> Hi,
> Out of pure curiosity, I was wondering, what would
> happen if one tries to use a regular 7200RPM (or 10K)
> drive as slog or L2ARC (or both)?

I have done both with success.

At one point my backup pool was a collection of USB attached drives (please 
keep the laughter down) with dedup=verify.  Solaris' slow USB performance 
coupled with slow drives and dedup reads gave abysmal write speeds, so much so 
that at times it had trouble keeping the snapshots synchronized.  To help it 
along, I took an unused fast, small SCSI disk and made it L2ARC, which 
significantly improved write performance on the pool.
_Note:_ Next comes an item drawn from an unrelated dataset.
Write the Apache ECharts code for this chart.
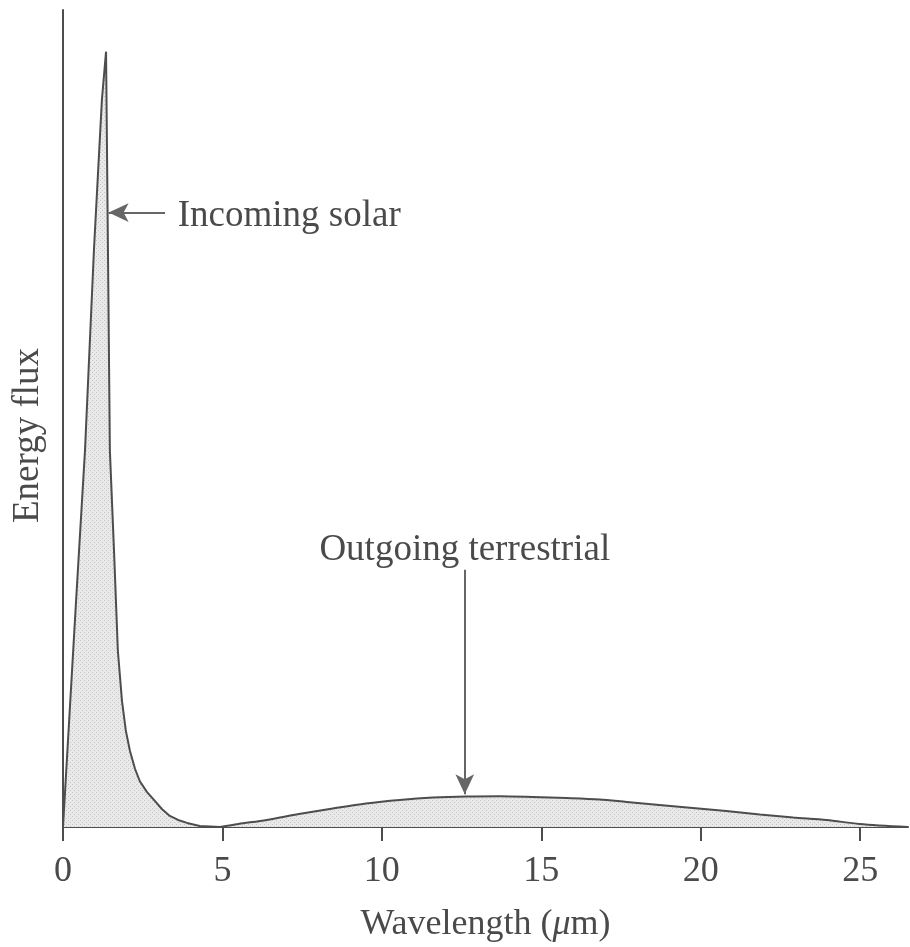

During testing of some iSCSI applications, I ran into a scenario where a client 
was performing many small, synchronous writes to a zvol in a wide RAIDZ3 
stripe.  Since synchronous writes can double the write activity (once for the 
zil and once for the actual pool), actual throughput from the client was below 
2MB/s, even though the pool would sustain 200MB/s on sequential writes.  As 
above, I added a mirrored slog which was two small, fast SCSI drives.  While I 
expected the throughput to double, it actually went up by a factor of 4, to 
8MB/s.  Even though 8MB/s wasn't mind-numbing, it was enough that it was close 
to saturating the client's 100Mb ethernet link, so it was ok.

I think the reason that the slog improved things so much is that the slog disks 
were not bothered with other i/o and were doing very little seeking.